■ Entries with chart source code:
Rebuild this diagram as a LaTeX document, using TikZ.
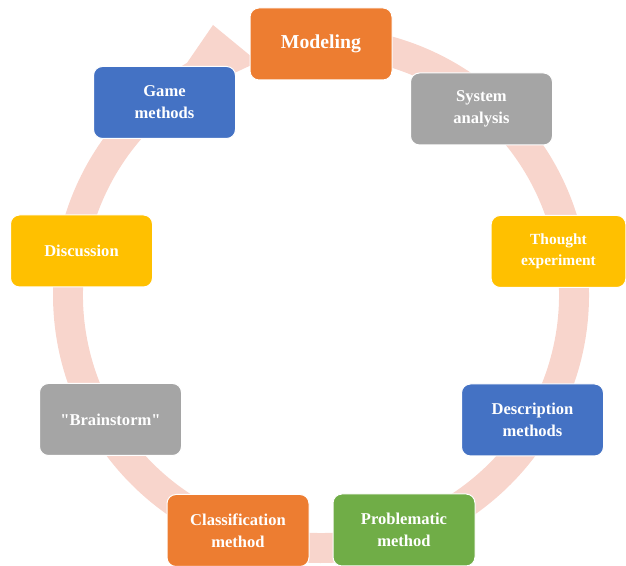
\documentclass[tikz,border=0pt]{standalone}
\usepackage{fontspec}
\setmainfont{Liberation Serif}[Ligatures=TeXOff]
\usetikzlibrary{calc}
\definecolor{ringpink}{HTML}{F8D5CC}
\definecolor{cOrange}{HTML}{ED7D31}
\definecolor{cGray}{HTML}{A5A5A5}
\definecolor{cGold}{HTML}{FFC000}
\definecolor{cBlue}{HTML}{4472C4}
\definecolor{cGreen}{HTML}{70AD47}
\tikzset{
  stepbox/.style={rectangle, rounded corners=6.75pt, draw=white, line width=0.75pt,
    minimum width=106.5pt, minimum height=54pt, text=white, align=center, inner sep=2pt,
    font=\bfseries\fontsize{12.4}{16.5}\selectfont},
}
\begin{document}
\begin{tikzpicture}[x=0.75pt,y=0.75pt]
\useasboundingbox (0,0) rectangle (626,566);
\coordinate (C) at (321,271);
% ring arrow
\fill[ringpink] ($(C)+(95:268)$) arc[start angle=95,end angle=-240,radius=201pt]
  -- (213,541) -- (258,504) -- ($(C)+(112.9:238)$)
  arc[start angle=-247.1,end angle=95,radius=178.5pt] -- cycle;
% nodes
\node[stepbox, fill=cOrange, font=\bfseries\fontsize{14.8}{18}\selectfont] (model) at (321,522) {Modeling};
\node[stepbox, fill=cGray] (sys) at (481.5,457) {System\\analysis};
\node[stepbox, fill=cGold, minimum width=101pt, font=\bfseries\fontsize{11.6}{16}\selectfont] (thought) at (558.5,314.5) {Thought\\experiment};
\node[stepbox, fill=cBlue] (desc) at (532.5,146) {Description\\methods};
\node[stepbox, fill=cGreen] (prob) at (404,36) {Problematic\\method};
\node[stepbox, fill=cOrange] (class) at (238,35.5) {Classification\\method};
\node[stepbox, fill=cGray] (brain) at (110.5,146.5) {"Brainstorm"};
\node[stepbox, fill=cGold] (disc) at (81.5,315) {Discussion};
\node[stepbox, fill=cBlue] (game) at (164.5,463.5) {Game\\methods};
\end{tikzpicture}
\end{document}
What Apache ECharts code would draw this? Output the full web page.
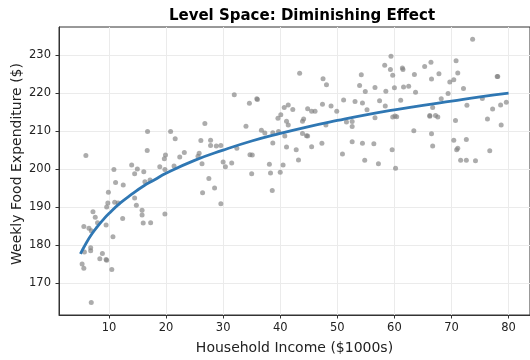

■ Problem description:
Omit every picture while copying the listing above exactly.

■ Written reply:
Rebuild this diagram as a LaTeX document, using TikZ.
\documentclass[tikz,border=0pt]{standalone}
\usepackage{fontspec}
\setmainfont{Liberation Serif}[Ligatures=TeXOff]
\usetikzlibrary{calc}
\definecolor{ringpink}{HTML}{F8D5CC}
\definecolor{cOrange}{HTML}{ED7D31}
\definecolor{cGray}{HTML}{A5A5A5}
\definecolor{cGold}{HTML}{FFC000}
\definecolor{cBlue}{HTML}{4472C4}
\definecolor{cGreen}{HTML}{70AD47}
\tikzset{
  stepbox/.style={rectangle, rounded corners=6.75pt, draw=white, line width=0.75pt,
    minimum width=106.5pt, minimum height=54pt, text=white, align=center, inner sep=2pt,
    font=\bfseries\fontsize{12.4}{16.5}\selectfont},
}
\begin{document}
\begin{tikzpicture}[x=0.75pt,y=0.75pt]
\useasboundingbox (0,0) rectangle (626,566);
\coordinate (C) at (321,271);
% ring arrow
\fill[ringpink] ($(C)+(95:268)$) arc[start angle=95,end angle=-240,radius=201pt]
  -- (213,541) -- (258,504) -- ($(C)+(112.9:238)$)
  arc[start angle=-247.1,end angle=95,radius=178.5pt] -- cycle;
% nodes
\node[stepbox, fill=cOrange, font=\bfseries\fontsize{14.8}{18}\selectfont] (model) at (321,522) {Modeling};
\node[stepbox, fill=cGray] (sys) at (481.5,457) {System\\analysis};
\node[stepbox, fill=cGold, minimum width=101pt, font=\bfseries\fontsize{11.6}{16}\selectfont] (thought) at (558.5,314.5) {Thought\\experiment};
\node[stepbox, fill=cBlue] (desc) at (532.5,146) {Description\\methods};
\node[stepbox, fill=cGreen] (prob) at (404,36) {Problematic\\method};
\node[stepbox, fill=cOrange] (class) at (238,35.5) {Classification\\method};
\node[stepbox, fill=cGray] (brain) at (110.5,146.5) {"Brainstorm"};
\node[stepbox, fill=cGold] (disc) at (81.5,315) {Discussion};
\node[stepbox, fill=cBlue] (game) at (164.5,463.5) {Game\\methods};
\end{tikzpicture}
\end{document}
What Apache ECharts code would draw this? Output the full web page.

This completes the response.